Créer pour rester vivante
« Lorsque je commence un dessin, je ne sais jamais où je vais. Je ne suis pas une artiste conceptuelle : je ne fais en aucun cas de croquis préparatoire, explique-telle. La création, ce n'est pas seulement faire, c'est avant tout un état d'esprit, une vigilance, un regard sur les choses et les gens ». Mais pourquoi créer au juste ? « En créant, on touche une dimension intérieure dont on ne sait en définitive que peu de choses. Quand l'artiste crée, il décide de parcourir un chemin, quel que soit le mode d'expression qu'il choisit. Et si je transmets avec autant de passion, c'est pour proposer ce cheminement à tous. »
D’ailleurs, elle affirme avoir toujours su qu’elle serait artiste. « Nul message dans mes dessins. C'est une descente dans mon propre désordre intime indéfiniment prospecté. Dans ce chaos, je cherche simplement la justesse : le trait et la tonalité exacts tels que je ressens qu'ils doivent être. Cette quête – peut-être insensée – justifie tout. » Récemment, une phrase entendue elle ne sait plus où, l’a fortement marquée : « Être héroïque, c'est être soi-même ».

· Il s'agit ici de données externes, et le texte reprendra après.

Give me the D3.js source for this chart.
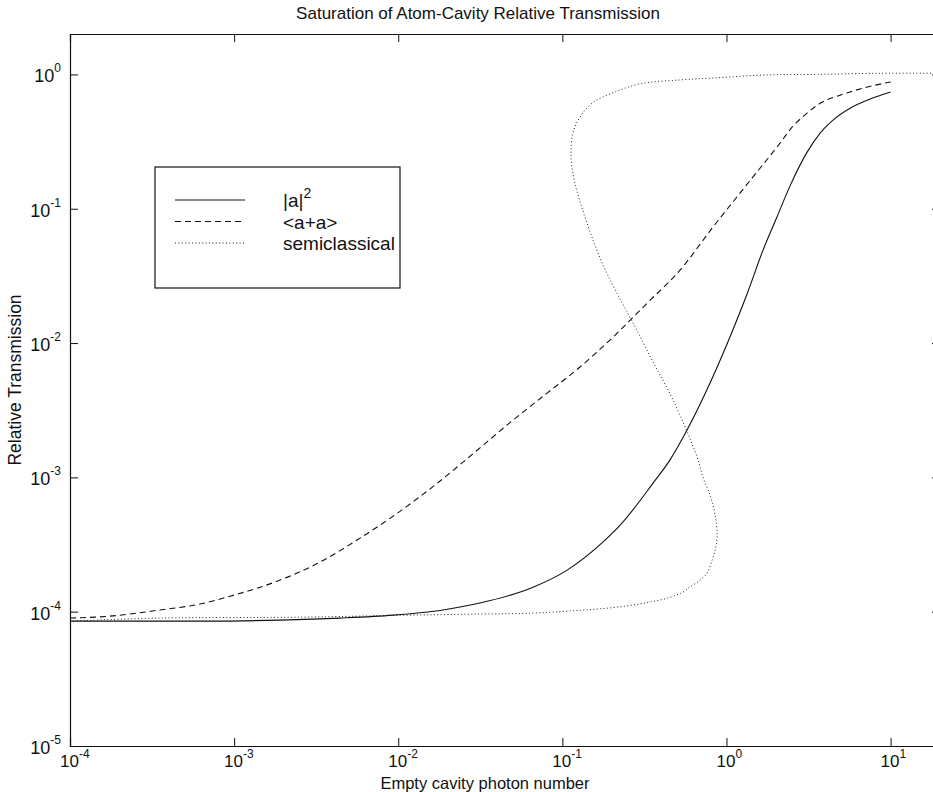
<!DOCTYPE html>
<html>
<head>
<meta charset="utf-8">
<script src="https://cdn.jsdelivr.net/npm/d3@7"></script>
<style>
  body { margin: 0; background: #fff; }
  text { font-family: "Liberation Sans", Arial, sans-serif; fill: #111; }
</style>
</head>
<body>
<div id="chart"></div>
<script>
// axis limits and decade ticks
const xLimits = [1e-4, 20];
const yLimits = [1e-5, 2];
const xTicks = [1e-4, 1e-3, 1e-2, 1e-1, 1e0, 1e1];
const yTicks = [1e-5, 1e-4, 1e-3, 1e-2, 1e-1, 1e0];

// |a|^2
const ampPhotons = [1e-4, 7.4e-4, 1.9e-3, 4.4e-3, 9.3e-3, 0.0187, 0.0315, 0.0663, 0.107, 0.182, 0.225, 0.357, 0.453, 0.575, 0.794, 1.05, 1.34, 1.67, 2.03, 2.44, 3.10, 3.72, 4.46, 5.66, 7.50, 10];
const ampTrans = [8.5e-5, 8.5e-5, 8.66e-5, 8.96e-5, 9.42e-5, 1.03e-4, 1.16e-4, 1.52e-4, 2.04e-4, 3.41e-4, 4.41e-4, 9.06e-4, 1.35e-3, 2.25e-3, 5.04e-3, 0.0111, 0.0235, 0.0492, 0.0867, 0.148, 0.264, 0.366, 0.457, 0.56, 0.656, 0.74];

// <a+a>
const numPhotons = [1e-4, 1.75e-4, 3.53e-4, 6.19e-4, 1.0e-3, 1.44e-3, 2.19e-3, 3.34e-3, 5.85e-3, 0.0103, 0.018, 0.0315, 0.0501, 0.0807, 0.128, 0.204, 0.328, 0.521, 0.828, 1.34, 2.12, 2.51, 3.01, 3.72, 4.92, 6.79, 10];
const numTrans = [8.96e-5, 9.26e-5, 1.03e-4, 1.14e-4, 1.33e-4, 1.52e-4, 1.84e-4, 2.34e-4, 3.53e-4, 5.61e-4, 9.4e-4, 1.66e-3, 2.67e-3, 4.24e-3, 6.63e-3, 0.0111, 0.0198, 0.0349, 0.0731, 0.153, 0.308, 0.405, 0.50, 0.61, 0.70, 0.79, 0.88];

// semiclassical (bistable, so it folds back on itself)
const semiPhotons = [1e-4, 3.5e-4, 2.5e-3, 0.0103, 0.0315, 0.0663, 0.107, 0.170, 0.270, 0.342, 0.435, 0.544, 0.600, 0.691, 0.762, 0.817, 0.853, 0.877, 0.853, 0.794, 0.720, 0.662, 0.473, 0.357, 0.274, 0.215, 0.177, 0.150, 0.130, 0.118, 0.113, 0.116, 0.128, 0.154, 0.204, 0.297, 0.521, 0.828, 1.67, 3.37, 8.63, 20];
const semiTrans = [8.5e-5, 8.96e-5, 9.1e-5, 9.4e-5, 9.6e-5, 9.75e-5, 1.01e-4, 1.05e-4, 1.12e-4, 1.18e-4, 1.26e-4, 1.40e-4, 1.53e-4, 1.72e-4, 1.94e-4, 2.42e-4, 2.87e-4, 3.59e-4, 5.24e-4, 7.38e-4, 1.0e-3, 1.42e-3, 3.76e-3, 7.22e-3, 0.0136, 0.0235, 0.0381, 0.0637, 0.1067, 0.164, 0.243, 0.366, 0.48, 0.62, 0.73, 0.85, 0.91, 0.94, 0.99, 1.0, 1.02, 1.02];

const legendLabels = ["|a|", "<a+a>", "semiclassical"];

const width = 933, height = 792;
const plotLeft = 70, plotRight = 940, plotTop = 34, plotBottom = 746;

const svg = d3.select("#chart").append("svg")
    .attr("width", width)
    .attr("height", height);

const x = d3.scaleLog().domain(xLimits).range([plotLeft, plotRight]);
const y = d3.scaleLog().domain(yLimits).range([plotBottom, plotTop]);

svg.append("clipPath").attr("id", "plotclip")
  .append("rect")
    .attr("x", plotLeft).attr("y", plotTop)
    .attr("width", plotRight - plotLeft).attr("height", plotBottom - plotTop);

// curves
const zip = (a, b) => a.map((v, i) => [v, b[i]]);
const smooth = d3.line().x(d => x(d[0])).y(d => y(d[1])).curve(d3.curveMonotoneX);
const fold = d3.line().x(d => x(d[0])).y(d => y(d[1])).curve(d3.curveCatmullRom.alpha(0.5));

const plot = svg.append("g").attr("clip-path", "url(#plotclip)");

plot.append("path")
    .attr("d", smooth(zip(ampPhotons, ampTrans)))
    .attr("fill", "none").attr("stroke", "#111").attr("stroke-width", 1.1);

plot.append("path")
    .attr("d", smooth(zip(numPhotons, numTrans)))
    .attr("fill", "none").attr("stroke", "#111").attr("stroke-width", 1.1)
    .attr("stroke-dasharray", "6,4");

plot.append("path")
    .attr("d", fold(zip(semiPhotons, semiTrans)))
    .attr("fill", "none").attr("stroke", "#222").attr("stroke-width", 1)
    .attr("stroke-dasharray", "1,2.4");

// axes box with inward ticks on all four sides
svg.append("g").attr("transform", `translate(0,${plotBottom})`)
    .call(d3.axisBottom(x).tickValues(xTicks).tickSize(-8).tickFormat(""));
svg.append("g").attr("transform", `translate(0,${plotTop})`)
    .call(d3.axisTop(x).tickValues(xTicks).tickSize(-8).tickFormat(""));
svg.append("g").attr("transform", `translate(${plotLeft},0)`)
    .call(d3.axisLeft(y).tickValues(yTicks).tickSize(-8).tickFormat(""));
svg.append("g").attr("transform", `translate(${plotRight},0)`)
    .call(d3.axisRight(y).tickValues(yTicks).tickSize(-8).tickFormat(""));
svg.selectAll(".domain").attr("stroke", "#111").attr("stroke-width", 1.2);
svg.selectAll(".tick line").attr("stroke", "#111");

// tick labels as 10 with exponent
const expo = v => Math.round(Math.log10(v));

const xl = svg.append("g").selectAll("text").data(xTicks).join("text")
    .attr("x", d => x(d) - 10)
    .attr("y", 767)
    .style("font-size", "17px");
xl.append("tspan").text("10");
xl.append("tspan").attr("dy", -9).style("font-size", "12px").text(d => expo(d));

const yl = svg.append("g").selectAll("text").data(yTicks).join("text")
    .attr("x", 61)
    .attr("y", d => y(d) + 8)
    .attr("text-anchor", "end")
    .style("font-size", "18px");
yl.append("tspan").text("10");
yl.append("tspan").attr("dy", -10).style("font-size", "12px").text(d => expo(d));

// titles
svg.append("text")
    .attr("x", 478).attr("y", 19)
    .attr("text-anchor", "middle")
    .style("font-size", "17px")
    .text("Saturation of Atom-Cavity Relative Transmission");

svg.append("text")
    .attr("x", 485).attr("y", 789)
    .attr("text-anchor", "middle")
    .style("font-size", "16.5px")
    .text("Empty cavity photon number");

svg.append("text")
    .attr("transform", "translate(21,380) rotate(-90)")
    .attr("text-anchor", "middle")
    .style("font-size", "17.5px")
    .text("Relative Transmission");

// legend
const legend = svg.append("g").attr("transform", "translate(155,167)");
legend.append("rect")
    .attr("width", 245).attr("height", 121)
    .attr("fill", "#fff").attr("stroke", "#111").attr("stroke-width", 1.2);

const dashes = [null, "6,4", "1,2.4"];
legendLabels.forEach((label, i) => {
  const ly = 33 + i * 21.5;
  legend.append("line")
      .attr("x1", 20).attr("x2", 90)
      .attr("y1", ly).attr("y2", ly)
      .attr("stroke", "#111").attr("stroke-width", 1)
      .attr("stroke-dasharray", dashes[i]);
  const t = legend.append("text")
      .attr("x", 128).attr("y", ly + 7)
      .style("font-size", "19px")
      .text(label);
  if (i === 0) t.append("tspan").attr("dy", -9).style("font-size", "14px").text("2");
});
</script>
</body>
</html>
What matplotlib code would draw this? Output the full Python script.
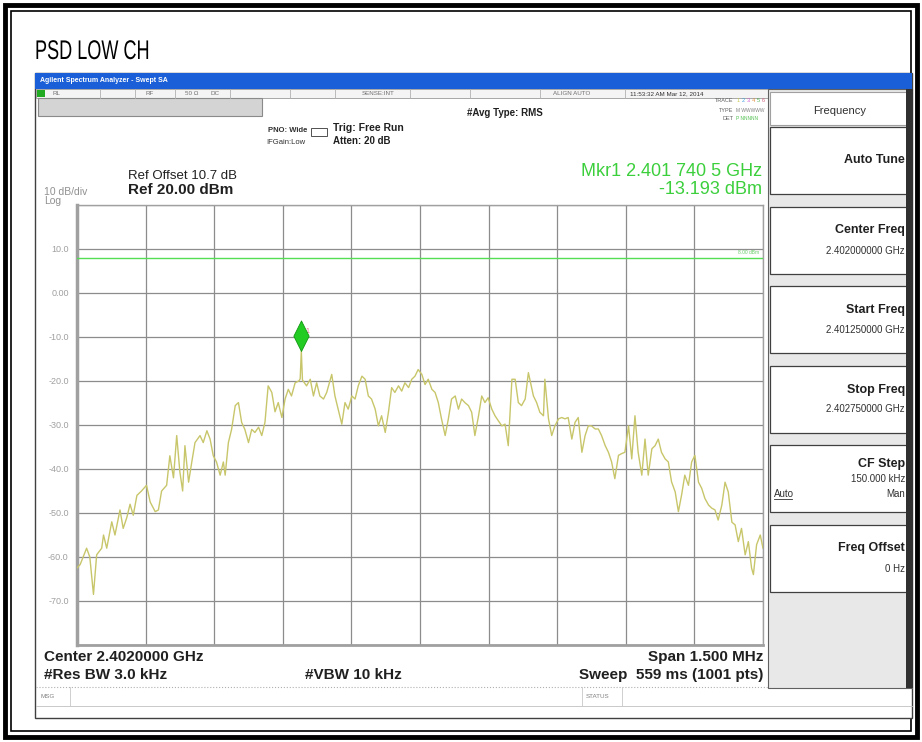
import matplotlib.pyplot as plt
from matplotlib.patches import Rectangle, PathPatch
from matplotlib.path import Path
from matplotlib.textpath import TextPath
from matplotlib.font_manager import FontProperties
from matplotlib.transforms import Affine2D

# sweep settings
start_ghz = 2.40125
span_khz = 1500
ref_level = 20.0
display_line = 8.0
mkr_khz = 490.5
mkr_dbm = -13.193

# trace (offset from start freq, kHz / dBm)
freq_khz = [0, 7, 21, 28, 36, 43, 54, 58, 65, 76, 83, 94, 101, 109, 116, 123, 131, 141,
            152, 160, 171, 178, 185, 196, 203, 211, 218, 225, 231, 236, 244, 251, 258,
            269, 276, 284, 291, 298, 305, 313, 320, 324, 331, 338, 346, 353, 360, 367,
            375, 382, 389, 397, 404, 411, 418, 426, 433, 440, 448, 455, 462, 469, 477,
            485, 488, 490.5, 493,
            502, 510, 517, 524, 531, 539, 546, 557, 564, 571, 579, 586, 593, 601, 608,
            615, 623, 630, 637, 644, 652, 659, 666, 674, 681, 688, 695, 703, 710, 717,
            725, 732, 739, 746, 754, 761, 768, 776, 783, 790, 797, 805, 812, 819, 827,
            834, 841, 848, 856, 863, 870, 878, 885, 892, 899, 907, 914, 921, 929, 936,
            943, 951, 958, 965, 972, 980, 987,
            998, 1005, 1012, 1020, 1023, 1031, 1038, 1045, 1053, 1060, 1067, 1074, 1082,
            1089, 1096, 1104, 1111, 1118, 1125, 1133, 1140, 1147, 1155, 1162, 1169, 1176,
            1184, 1191, 1198, 1206, 1213, 1220, 1227, 1235, 1242, 1249, 1257, 1264, 1271,
            1278, 1286, 1293, 1300, 1308, 1315, 1322, 1329, 1337, 1344, 1351, 1359, 1366,
            1373, 1381, 1388, 1395, 1402, 1410, 1417, 1424, 1432, 1439, 1446, 1453, 1461,
            1468, 1475, 1479, 1486, 1494, 1500]
level_dbm = [-62.5, -61.7, -58.0, -60.0, -68.5, -59.5, -58.0, -55.0, -58.0, -52.0, -55.0,
             -49.3, -53.5, -51.0, -48.0, -50.5, -46.0, -45.0, -43.7, -47.5, -49.7, -49.3,
             -45.0, -43.7, -37.0, -42.0, -32.4, -40.7, -45.0, -34.7, -43.0, -38.4, -34.0,
             -32.4, -34.0, -31.3, -33.2, -37.0, -38.4, -41.4, -38.4, -41.4, -34.0, -31.0,
             -25.6, -24.9, -29.4, -31.0, -34.0, -31.0, -31.7, -30.5, -32.4, -29.4, -21.1,
             -22.6, -27.0, -24.9, -28.3, -24.1, -21.9, -23.4, -20.4,
             -20.0, -19.5, -13.193, -19.8,
             -21.1, -19.6, -23.4, -20.4, -23.4, -24.1, -22.6, -18.5, -23.4, -26.4, -29.8,
             -24.9, -26.4, -23.4, -24.1, -21.1, -18.9, -19.6, -23.4, -24.1, -26.4, -30.2,
             -27.9, -31.7, -27.1, -21.5, -22.6, -21.1, -22.3, -20.4, -21.5, -19.6, -18.9,
             -17.4, -18.5, -20.8, -19.6, -21.9, -22.6, -24.9, -28.6, -32.4, -28.6, -24.1,
             -23.4, -26.4, -24.1, -24.9, -25.6, -27.1, -32.4, -27.9, -23.4, -24.9, -23.8,
             -26.4, -27.9, -29.0, -30.2, -29.8, -34.7, -19.6, -19.6, -24.9, -25.6, -24.1,
             -18.1,
             -23.4, -24.9, -27.1, -27.9, -19.6, -28.6, -32.4, -30.2, -28.6, -28.3, -28.6,
             -28.3, -33.2, -29.4, -28.3, -36.2, -32.4, -30.2, -30.2, -30.9, -30.9, -32.4,
             -34.7, -36.2, -38.4, -42.2, -36.9, -36.5, -36.2, -30.2, -37.7, -27.9, -36.2,
             -41.4, -33.2, -41.4, -35.4, -34.7, -33.2, -36.2, -37.7, -38.4, -42.9, -45.2,
             -49.7, -45.9, -41.4, -43.7, -38.4, -36.9, -43.0, -44.4, -46.7, -48.2, -48.9,
             -49.3, -51.6, -48.2, -43.0, -45.2, -52.1, -52.7, -56.5, -53.5, -59.5, -56.5,
             -62.5, -64.0, -57.2, -55.0, -58.0]

y_labels = ["", "-70.0", "-60.0", "-50.0", "-40.0", "-30.0", "-20.0", "-10.0", "0.00", "10.0", ""]

softkeys = [("Auto Tune", ""), ("Center Freq", "2.402000000 GHz"), ("Start Freq", "2.401250000 GHz"),
            ("Stop Freq", "2.402750000 GHz"), ("CF Step", "150.000 kHz"), ("Freq Offset", "0 Hz")]

plt.rcParams['font.family'] = ['Liberation Sans', 'DejaVu Sans']

W, H = 922, 742
fig = plt.figure(figsize=(W / 100, H / 100), dpi=100)
bg = fig.add_axes([0, 0, 1, 1])
bg.set_xlim(0, W)
bg.set_ylim(H, 0)
bg.axis('off')


def box(x0, y0, x1, y1, **kw):
    bg.add_patch(Rectangle((x0, y0), x1 - x0, y1 - y0, **kw))


def txt(x, y, s, **kw):
    kw.setdefault('va', 'center')
    bg.text(x, y, s, **kw)


# page frame
box(5, 5, 917, 737, fill=False, ec='black', lw=3.5)
box(11, 11, 911, 731, fill=False, ec='black', lw=1.2)

# title is a narrow face in the original, so squeeze the glyphs sideways
title = TextPath((0, 0), "PSD LOW CH", size=27, prop=FontProperties(family='Liberation Sans'))
squeeze = Affine2D().scale(0.67, -1).translate(35, 59)
bg.add_patch(PathPatch(squeeze.transform_path(title), fc='black', ec='none'))

# analyzer window
box(35, 73, 912, 718, fc='white', ec='#404040', lw=1)
box(35, 73, 912, 89, fc='#1a5fd8', ec='none')
txt(40, 81, "Agilent Spectrum Analyzer - Swept SA", fontsize=5, color='white', weight='bold')
box(36, 89, 768, 98, fc='#f4f4f4', ec='#9a9a9a', lw=0.6)
box(37, 90, 45, 97, fc='#22aa22', ec='none')
for xd in [100, 135, 175, 230, 290, 335, 410, 470, 540, 625]:
    bg.plot([xd, xd], [89, 98], color='#b0b0b0', lw=0.6)
for xs, s in [(52, "RL"), (145, "RF"), (185, "50 \u03a9"), (210, "DC"), (362, "SENSE:INT"),
              (553, "ALIGN AUTO"), (630, "11:53:32 AM Mar 12, 2014")]:
    txt(xs, 93.5, s, fontsize=4.5, color='#707070' if xs < 600 else '#303030')
box(38, 98, 262, 116, fc='#d4d4d4', ec='#8a8a8a', lw=0.8)

txt(268, 131, "PNO: Wide", fontsize=5.5, weight='bold', color='#303030')
txt(266, 143, "IFGain:Low", fontsize=5.5, color='#303030')
box(311, 128, 327, 136, fill=False, ec='#505050', lw=0.7)
txt(333, 128, "Trig: Free Run", fontsize=7.5, weight='bold', color='#202020')
txt(333, 141, "Atten: 20 dB", fontsize=7, weight='bold', color='#202020')
txt(467, 113, "#Avg Type: RMS", fontsize=7, weight='bold', color='#202020')
txt(733, 101, "TRACE", fontsize=4, color='#606060', ha='right')
for i, c in enumerate(['#c8c850', '#40a0e0', '#d060d0', '#e09040', '#50b050', '#d06080']):
    txt(737 + i * 5, 101, str(i + 1), fontsize=4, color=c)
txt(733, 110, "TYPE", fontsize=4, color='#606060', ha='right')
txt(736, 110, "M WWWWW", fontsize=3.5, color='#808080')
txt(733, 119, "DET", fontsize=4, color='#606060', ha='right')
txt(736, 119, "P NNNNN", fontsize=3.5, color='#50c050')

txt(128, 176, "Ref Offset 10.7 dB", fontsize=9.5, color='#202020')
txt(128, 190, "Ref 20.00 dBm", fontsize=11, weight='bold', color='#202020')
txt(44, 192, "10 dB/div", fontsize=7.5, color='#909090')
txt(44, 201, "Log", fontsize=7.5, color='#909090')
txt(762, 171, "Mkr1 2.401 740 5 GHz", fontsize=13, color='#3ccf3c', ha='right')
txt(762, 189, "-13.193 dBm", fontsize=13, color='#3ccf3c', ha='right')

txt(44, 657, "Center 2.4020000 GHz", fontsize=11, weight='bold', color='#202020')
txt(44, 675, "#Res BW 3.0 kHz", fontsize=11, weight='bold', color='#202020')
txt(305, 675, "#VBW 10 kHz", fontsize=11, weight='bold', color='#202020')
txt(763, 657, "Span 1.500 MHz", fontsize=11, weight='bold', color='#202020', ha='right')
txt(763, 675, "Sweep  559 ms (1001 pts)", fontsize=11, weight='bold', color='#202020', ha='right')

bg.plot([36, 768], [687, 687], color='#b0b0b0', lw=0.8, ls=':')
bg.plot([36, 912], [706, 706], color='#c0c0c0', lw=0.6)
bg.plot([70, 70], [687, 706], color='#c8c8c8', lw=0.6)
bg.plot([582, 582], [687, 706], color='#c8c8c8', lw=0.6)
bg.plot([622, 622], [687, 706], color='#c8c8c8', lw=0.6)
txt(40, 697, "MSG", fontsize=4.5, color='#808080')
txt(586, 697, "STATUS", fontsize=4.5, color='#808080')

# softkey panel
box(768, 89, 912, 688, fc='#e8e8e8', ec='#606060', lw=0.8)
box(770, 92, 910, 125, fc='white', ec='#a0a0a0', lw=0.8)
txt(840, 111, "Frequency", fontsize=8, color='#303030', ha='center')
for i, (name, val) in enumerate(softkeys):
    top = 127 + i * 79.5
    box(770, top, 910, top + 67, fc='white', ec='#404040', lw=0.9)
    if val == "":
        txt(905, top + 33, name, fontsize=9, weight='bold', color='#202020', ha='right')
    elif name == "CF Step":
        txt(905, top + 19, name, fontsize=9, weight='bold', color='#202020', ha='right')
        txt(905, top + 34, val, fontsize=7, color='#303030', ha='right')
        txt(905, top + 49, "Man", fontsize=7, color='#303030', ha='right')
        txt(774, top + 49, "Auto", fontsize=7, color='#303030')
        bg.plot([774, 792], [top + 54, top + 54], color='#303030', lw=0.6)
    else:
        txt(905, top + 24, name, fontsize=9, weight='bold', color='#202020', ha='right')
        txt(905, top + 44, val, fontsize=7, color='#303030', ha='right')
box(906, 89, 913, 688, fc='#303030', ec='none')

# trace window
x0, y0, x1, y1 = 77, 205, 763, 645
ax = fig.add_axes([x0 / W, 1 - y1 / H, (x1 - x0) / W, (y1 - y0) / H])
ax.set_zorder(2)
ax.set_facecolor('white')
ax.set_xlim(0, span_khz)
ax.set_ylim(ref_level - 100, ref_level)
ax.set_xticks([span_khz * i / 10 for i in range(11)])
ax.set_yticks(range(-80, 21, 10))
ax.set_yticklabels(y_labels)
ax.set_xticklabels([])
ax.tick_params(length=0, pad=6, labelsize=6.5, labelcolor='#a0a0a0')
ax.grid(color='#8c8c8c', lw=0.9)
for sp in ax.spines.values():
    sp.set_color('#a0a0a0')
    sp.set_linewidth(1)
ax.spines['left'].set_linewidth(2.5)
ax.spines['bottom'].set_linewidth(2)

ax.axhline(display_line, color='#55dd55', lw=1, zorder=3)
ax.text(span_khz - 8, display_line + 0.6, "8.00 dBm", fontsize=3.5, color='#66cc66', ha='right', va='bottom')
ax.plot(freq_khz, level_dbm, color='#c8c66a', lw=1, zorder=4)

# marker diamond sits on top of the marked point
diamond = Path([(0, 0), (-0.55, 1.1), (0, 2.2), (0.55, 1.1), (0, 0)],
               [Path.MOVETO, Path.LINETO, Path.LINETO, Path.LINETO, Path.CLOSEPOLY])
ax.plot([mkr_khz], [mkr_dbm], marker=diamond, ms=44, color='#22cc22', mec='#119911', mew=0.6, zorder=5)
ax.text(mkr_khz + 10, mkr_dbm + 4.2, "1", fontsize=5, color='#e07090')

fig.savefig("out.png", dpi=100)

Pour le critique d'art Christian Noorbergen, « Sylvie Testamarck n'écarte pas ses obsessions, elle les affronte durement. Elle invente des semblances de chair tronquée et des organes aux allures de fleur ou d'insecte ». L'artiste admet d'ailleurs aimer l'intérieur des corps et rêverait d'assister à une dissection. En commentant son travail, sa dernière série de dessins en particulier, elle reconnaît « ne pas travailler sur le joyeux ». « Mais l'art n'est pas forcément gai », veut croire celle qui crée « pour rester vivante, pas seulement au sens physique du terme ».